I can’t say I haven’t ever been sick from Thai street food, but surprisingly enough, it doesn’t happen very often. When I do, I just sit it out like I do everything else (my anxiety, Trump’s presidency, this world). If I do get sick from Thai food, it’s usually because it’s too damn spicy and my worn-out old digestive system just can’t handle it anymore.
So when I head into the jungle along the Burmese border south of Bangkok, it’s a real battle for my stomach, because everything on the table has been jungle-fied: made hot and tasty, the way the people here like it, with plenty of garlic and local herbs and about a gallon of chilies so hot they make your ears ring. Do you know the dish they call “jungle curry” (gang pa)? The tangle of meat and Thai eggplants of assorted sizes and roots and leaves that you’ve never seen before, spicy with a metallic tang and completely unmitigated by any hint of coconut milk or palm sugar?

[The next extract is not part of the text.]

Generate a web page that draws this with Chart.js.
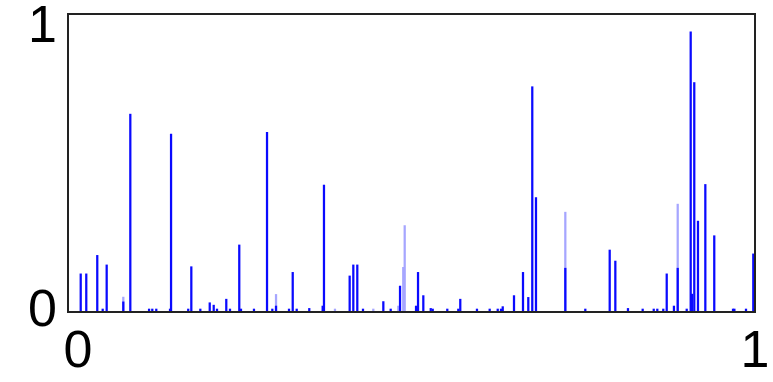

Think that, but for everything, with only heaping spoonfuls of white rice to give you comfort.
Not surprisingly, I got sick. It sucked, but it was a welcome reprieve from the mosquitoes, the jumping spiders that scuttled into my bedroom once I opened the door, and the dodgy Wifi, which only really worked once you climbed on top of an abandoned water tower to get a good signal.

Leo=my stomach, bear=Thai jungle food
It wasn’t really the jungle. It was Suan Phung, a town in Ratchaburi province that just recently got its own traffic light. Mind you, Suan Phung has loads of attractions for intrepid nature lovers (not me): waterfalls galore, a hot springs, an animal park/petting zoo, arduous hikes through the forest. In the early mornings and after the rain, the hills are cloaked in scattered patches of thick fog, which is truly beautiful. The border with Myanmar is just a short drive away, so locals claim that the soldiers on the Myanmar side like to amble over into Thailand on most mornings for a better cup of coffee.

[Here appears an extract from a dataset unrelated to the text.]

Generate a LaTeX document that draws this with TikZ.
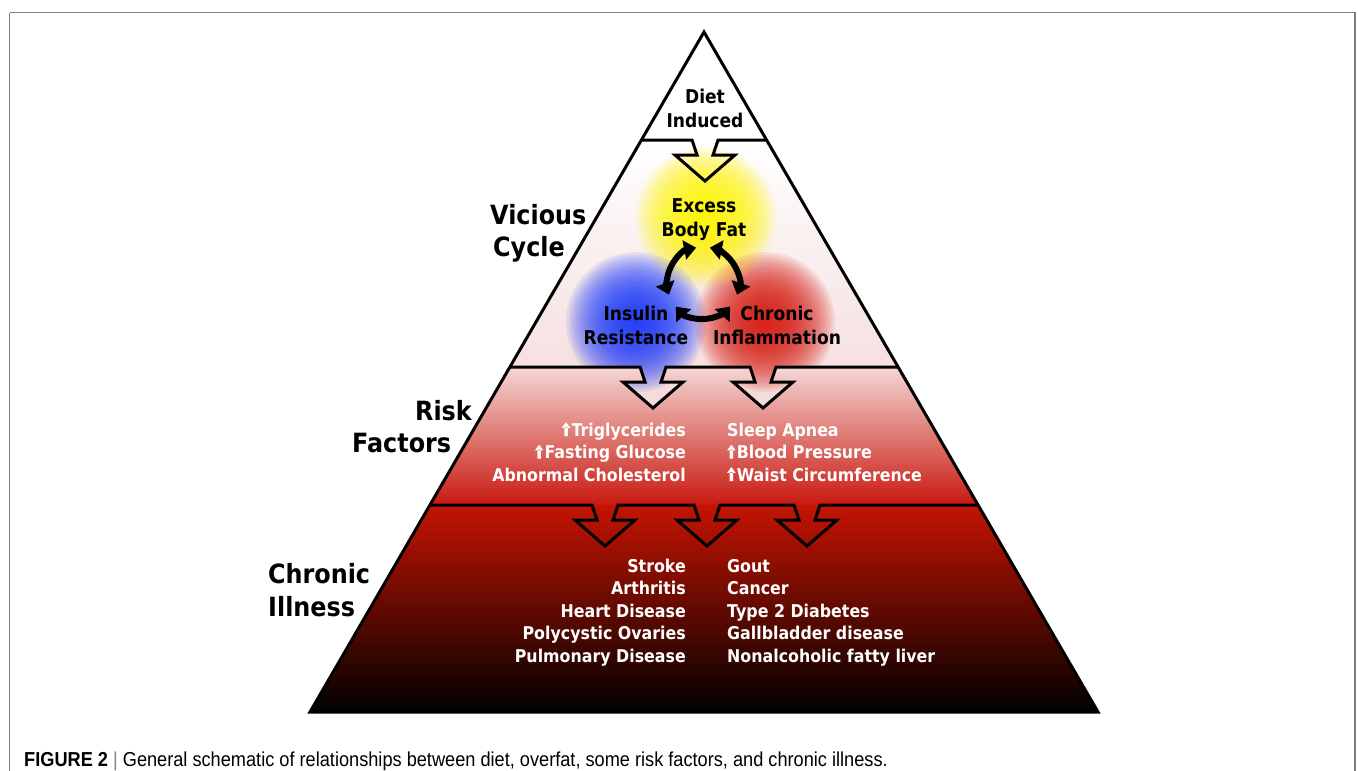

But of course none of these things has the ability to distract like a good few plates of food can. At German Sausages Suanpeung (#315 Moo 3, 087-995-1119) you get a superior view of the surrounding mountains while chomping on German-style pork bits cooked over an open griddle with freshly-halved white buns, buttered and charred on the edges. Try to go early to Krua Karieng Restaurant (196 Moo 1, 032-395-166), or you will have to wait two hours for a serving of their superior gang pa. Best of all, we arrived at the tail end of forest mushroom (hed kon) season, so we had them every which way: blanched in spicy salads, boiled in tom yum soups, stir-fried with garlic.

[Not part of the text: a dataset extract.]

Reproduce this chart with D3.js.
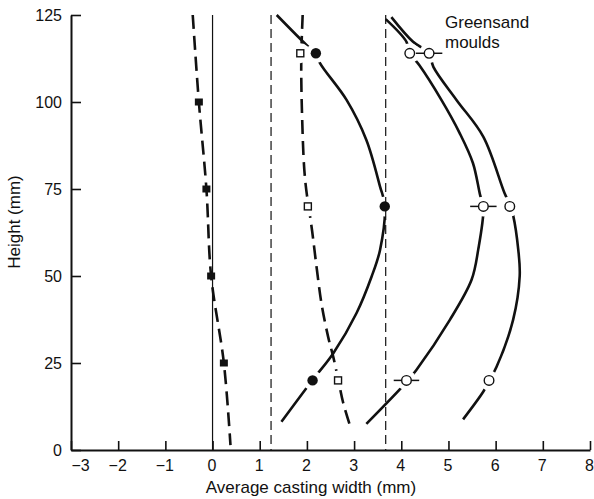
<!DOCTYPE html>
<html>
<head>
<meta charset="utf-8">
<script src="https://cdn.jsdelivr.net/npm/d3@7"></script>
<style>
	body { margin: 0; background: #fff; }
	svg { display: block; font-family: "Liberation Sans", Arial, sans-serif; }
</style>
</head>
<body>
<svg id="chart"></svg>
<script>
// axis ticks
const xTicks = [-3, -2, -1, 0, 1, 2, 3, 4, 5, 6, 7, 8];
const yTicks = [0, 25, 50, 75, 100, 125];

// reference lines (mm)
const zeroLine = 0;
const refLines = [1.24, 3.67];

// filled squares + dashed line
const sqFilledH = [100, 75, 50, 25];
const sqFilledW = [-0.29, -0.13, -0.03, 0.24];
const sqFilledCurve = [[-0.42, 125], [-0.29, 100], [-0.13, 75], [-0.03, 50], [0.24, 25], [0.38, 1.4]];

// open squares + dashed curve
const sqOpenH = [114, 70, 20];
const sqOpenW = [1.86, 2.02, 2.66];
const sqOpenCurve = [[1.91, 125], [1.88, 112], [1.90, 95], [1.96, 78], [2.11, 63], [2.21, 52], [2.31, 42],
	[2.45, 32.5], [2.56, 26.7], [2.67, 19.8], [2.77, 13.5], [2.93, 6.3]];

// filled circles + solid curve
const dotH = [114, 70, 20];
const dotW = [2.19, 3.65, 2.12];
const dotCurve = [[1.36, 125], [1.99, 116.4], [2.19, 114], [2.28, 111.1], [2.84, 100.6], [3.26, 89.1], [3.55, 75.7],
	[3.65, 70.4], [3.55, 57.5], [3.37, 49.8], [3.05, 39.3], [2.56, 27.8], [2.12, 20.1], [1.46, 8.1]];

// greensand moulds, inner curve
const gsAH = [114, 70, 20];
const gsAW = [4.18, 5.74, 4.11];
const gsAErr = [0, 0.28, 0.27];
const gsACurve = [[3.67, 123.8], [4.11, 117.3], [4.18, 114], [4.38, 110.6], [4.85, 100.6], [5.24, 91.0], [5.52, 82.4],
	[5.67, 73.3], [5.74, 69.7], [5.63, 57.5], [5.49, 48.9], [5.03, 37.4], [4.32, 23.0], [4.11, 19.5], [3.26, 7.5]];

// greensand moulds, outer curve
const gsBH = [114, 70, 20];
const gsBW = [4.59, 6.30, 5.86];
const gsBErr = [0.28, 0, 0];
const gsBCurve = [[3.79, 124.4], [4.25, 117.3], [4.59, 114], [4.68, 110.1], [5.17, 100.6], [5.74, 90.0], [6.19, 73.8],
	[6.30, 70.6], [6.37, 67.5], [6.48, 57.5], [6.51, 50], [6.37, 37.4], [6.02, 23.9], [5.86, 19.8], [5.74, 16.8], [5.31, 8.8]];

const config = {
	width: 594, height: 499,
	left: 71, right: 590, top: 15, bottom: 450,
	ink: "#111"
};

const svg = d3.select("#chart")
	.attr("width", config.width)
	.attr("height", config.height);

const x = d3.scaleLinear().domain([-3, 8]).range([config.left, config.right]);
const y = d3.scaleLinear().domain([0, 125]).range([config.bottom, config.top]);

// X axis
const xAxis = svg.append("g")
	.attr("transform", `translate(0, ${config.bottom})`)
	.call(d3.axisBottom(x).tickValues(xTicks).tickSizeInner(-9).tickSizeOuter(0).tickPadding(10));
xAxis.selectAll("text").attr("font-size", 16).attr("font-family", "Liberation Sans, Arial, sans-serif")
	.attr("fill", config.ink)
	.attr("dx", d => d === -3 ? 9 : -1);

// Y axis
const yAxis = svg.append("g")
	.attr("transform", `translate(${config.left}, 0)`)
	.call(d3.axisLeft(y).tickValues(yTicks).tickSizeInner(-10).tickSizeOuter(0).tickPadding(9));
yAxis.selectAll("text").attr("font-size", 16).attr("font-family", "Liberation Sans, Arial, sans-serif")
	.attr("fill", config.ink);

[xAxis, yAxis].forEach(g => {
	g.select(".domain").attr("stroke", config.ink).attr("stroke-width", 2);
	g.selectAll(".tick line").attr("stroke", config.ink).attr("stroke-width", 1.6);
});

// axis titles
svg.append("text")
	.attr("x", 311)
	.attr("y", 493)
	.attr("text-anchor", "middle")
	.attr("font-size", 17)
	.attr("fill", config.ink)
	.text("Average casting width (mm)");

svg.append("text")
	.attr("transform", "translate(20, 222) rotate(-90)")
	.attr("text-anchor", "middle")
	.attr("font-size", 17)
	.attr("fill", config.ink)
	.text("Height (mm)");

// annotation
const note = svg.append("text")
	.attr("x", 445)
	.attr("font-size", 17)
	.attr("fill", config.ink);
note.append("tspan").attr("x", 445).attr("y", 28).text("Greensand");
note.append("tspan").attr("x", 445).attr("y", 48).text("moulds");

// curves
const line = d3.line()
	.x(d => x(d[0]))
	.y(d => y(d[1]))
	.curve(d3.curveCatmullRom.alpha(0.5));

function drawCurve(data, dash) {
	svg.append("path")
		.datum(data)
		.attr("fill", "none")
		.attr("stroke", config.ink)
		.attr("stroke-width", 2.6)
		.attr("stroke-dasharray", dash)
		.attr("d", line);
}

drawCurve(sqFilledCurve, "14,7");
drawCurve(sqOpenCurve, "14,7");
drawCurve(dotCurve, null);
drawCurve(gsACurve, null);
drawCurve(gsBCurve, null);

// white gaps round the markers
function halo(ws, hs, r) {
	svg.append("g").selectAll("circle")
		.data(ws.map((w, i) => [w, hs[i]]))
		.join("circle")
		.attr("cx", d => x(d[0]))
		.attr("cy", d => y(d[1]))
		.attr("r", r)
		.attr("fill", "#fff");
}
halo(sqOpenW, sqOpenH, 10);
halo(dotW, dotH, 10);
halo(gsAW, gsAH, 10);
halo(gsBW, gsBH, 10);

// reference lines
svg.append("line")
	.attr("x1", x(zeroLine)).attr("x2", x(zeroLine))
	.attr("y1", y(125)).attr("y2", y(0))
	.attr("stroke", config.ink).attr("stroke-width", 1.2);

svg.append("g").selectAll("line")
	.data(refLines)
	.join("line")
	.attr("x1", d => x(d)).attr("x2", d => x(d))
	.attr("y1", y(125)).attr("y2", y(0))
	.attr("stroke", config.ink)
	.attr("stroke-width", 1.2)
	.attr("stroke-dasharray", "9,5");

// error bars
function errBars(ws, hs, es) {
	svg.append("g").selectAll("line")
		.data(ws.map((w, i) => [w, hs[i], es[i]]).filter(d => d[2] > 0))
		.join("line")
		.attr("x1", d => x(d[0] - d[2])).attr("x2", d => x(d[0] + d[2]))
		.attr("y1", d => y(d[1])).attr("y2", d => y(d[1]))
		.attr("stroke", config.ink)
		.attr("stroke-width", 1.5);
}
errBars(gsAW, gsAH, gsAErr);
errBars(gsBW, gsBH, gsBErr);

// markers
function squares(ws, hs, filled, w, h) {
	svg.append("g").selectAll("rect")
		.data(ws.map((v, i) => [v, hs[i]]))
		.join("rect")
		.attr("x", d => x(d[0]) - w / 2)
		.attr("y", d => y(d[1]) - h / 2)
		.attr("width", w)
		.attr("height", h)
		.attr("fill", filled ? config.ink : "#fff")
		.attr("stroke", config.ink)
		.attr("stroke-width", filled ? 0 : 1.4);
}
function circles(ws, hs, filled) {
	svg.append("g").selectAll("circle")
		.data(ws.map((v, i) => [v, hs[i]]))
		.join("circle")
		.attr("cx", d => x(d[0]))
		.attr("cy", d => y(d[1]))
		.attr("r", filled ? 5.2 : 4.8)
		.attr("fill", filled ? config.ink : "#fff")
		.attr("stroke", config.ink)
		.attr("stroke-width", filled ? 0 : 1.4);
}

squares(sqFilledW, sqFilledH, true, 8, 7);
squares(sqOpenW, sqOpenH, false, 7, 7);
circles(dotW, dotH, true);
circles(gsAW, gsAH, false);
circles(gsBW, gsBH, false);
</script>
</body>
</html>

But you’ve got to hand it to Kohkiew (Saen To, Tha Maka, Kanchanaburi, 081-986-6578), situated on the edge of town on the way back to Bangkok. Few restaurants consistently pack their tables with the promise of a platterful of deep-fried frog, smothered under an avalanche of deep-fried garlic and hot enough to burn the roof off your mouth. People frequently compare frog meat to chicken, but the only way in which it’s similar is in its white-meat blandness. The texture — chewy, smooth, slightly impervious to the flavor of anything around it — puts it in its own special category. Thais like to call it “gai na”, or “chicken of the rice paddy”. I would like to call it “delicious under the most specific of circumstances aka only at Kohkiew.”